The city allocated $5 million in 2016 to the Calgary Bid Exploration Committee. CBEC concluded last year that the cost of hosting the 2026 Games would be $4.6 billion and Games revenue would cover half that cost.
But the director of the city's bid project team that took over from CBEC said Tuesday that estimate will likely be too low when inflation, contingency and endowment funds are calculated.
"We are anticipating that number to be higher," Kyle Ripley said.
Council voted in November to spend up to $2 million more on continued exploration of a bid. But only $1 million was released pending an answer from the federal and provincial governments.
The city was looking for a three-way split between the three levels of government on the cost of the bid.
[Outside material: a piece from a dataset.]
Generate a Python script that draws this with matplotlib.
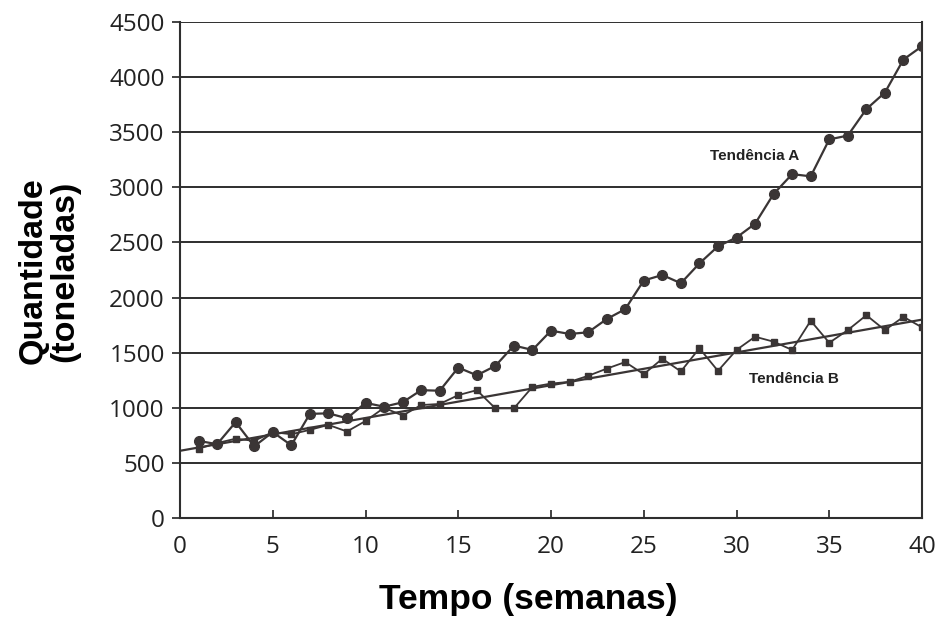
import matplotlib.pyplot as plt

weeks = list(range(1, 41))

# Tendência A (circles)
serie_a = [700, 670, 870, 650, 780, 660, 945, 950, 905, 1045,
           1010, 1050, 1160, 1155, 1365, 1295, 1380, 1565, 1525, 1700,
           1670, 1685, 1805, 1895, 2155, 2205, 2130, 2310, 2465, 2545,
           2670, 2940, 3120, 3100, 3435, 3470, 3710, 3860, 4160, 4280]

# Tendência B (squares)
serie_b = [630, 680, 720, 700, 780, 760, 800, 845, 785, 880,
           1000, 930, 1025, 1035, 1115, 1160, 995, 995, 1190, 1220,
           1235, 1290, 1355, 1415, 1305, 1445, 1330, 1540, 1335, 1525,
           1645, 1600, 1525, 1790, 1590, 1705, 1840, 1705, 1825, 1730]

# straight trend line of B
trend_x = [0, 40]
trend_y = [610, 1800]

y_ticks = [0, 500, 1000, 1500, 2000, 2500, 3000, 3500, 4000, 4500]
x_ticks = [0, 5, 10, 15, 20, 25, 30, 35, 40]

line_color = '#3a3535'
grid_color = '#2e2e2e'

fig = plt.figure(figsize=(9.39, 6.17), dpi=100)
ax = fig.add_axes([0.1917, 0.1604, 0.7902, 0.8039])

for yv in y_ticks[1:]:
    ax.axhline(yv, color=grid_color, linewidth=1.4, zorder=1)

ax.plot(trend_x, trend_y, color=line_color, linewidth=1.6, zorder=2)
ax.plot(weeks, serie_b, color=line_color, linewidth=1.3, marker='s',
        markersize=4, zorder=3)
ax.plot(weeks, serie_a, color=line_color, linewidth=1.6, marker='o',
        markersize=7, zorder=4)

ax.set_xlim(0, 40)
ax.set_ylim(0, 4500)
ax.set_xticks(x_ticks)
ax.set_yticks(y_ticks)
ax.tick_params(axis='both', labelsize=17.5, colors='#222222', length=6, width=1.2)
ax.tick_params(axis='x', direction='in', pad=12)
ax.tick_params(axis='y', direction='out', pad=5)
for lab in ax.get_xticklabels() + ax.get_yticklabels():
    lab.set_family('Open Sans')

ax.spines['top'].set_visible(False)
for side in ['left', 'bottom', 'right']:
    ax.spines[side].set_color(grid_color)
    ax.spines[side].set_linewidth(1.5)

ax.text(28.55, 3280, 'Tendência A', fontsize=11, fontweight='bold',
        family='Liberation Sans', color='#222222', va='center')
ax.text(30.7, 1265, 'Tendência B', fontsize=11, fontweight='bold',
        family='Liberation Sans', color='#222222', va='center')

fig.text(0.563, 0.028, 'Tempo (semanas)', fontsize=25.5, fontweight='bold',
         family='Liberation Sans', ha='center', va='center')
fig.text(0.052, 0.561, 'Quantidade\n(toneladas)', fontsize=24.5, fontweight='bold',
         family='Liberation Sans', ha='center', va='center', rotation=90,
         linespacing=1.0)

fig.savefig('out.png', dpi=100)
The $3.5 million approved in principle Tuesday would bring Calgary's spending on a bid to $9.5 million and thus fulfil its one-third financial commitment, Nenshi said.
Also approved in principle Tuesday was administration returning to council April 10 to discuss a public engagement plan.
Had council voted against the motions Tuesday, Calgary would not bid for 2026.
"A no vote today means this project is dead," Nenshi said.
Council is expected to debate Wednesday whether Calgarians' desire to host the 2026 Winter Games should be polled via a plebiscite.
Nenshi said he wasn't opposed to a plebiscite, but "somebody's got to pay for it. It's two million bucks and it's not going to come out of the existing budget, so you've got to find the money.
"We need robust public engagement. We really need talk to people and get an idea of what they're thinking. I think there are other ways to get engagement."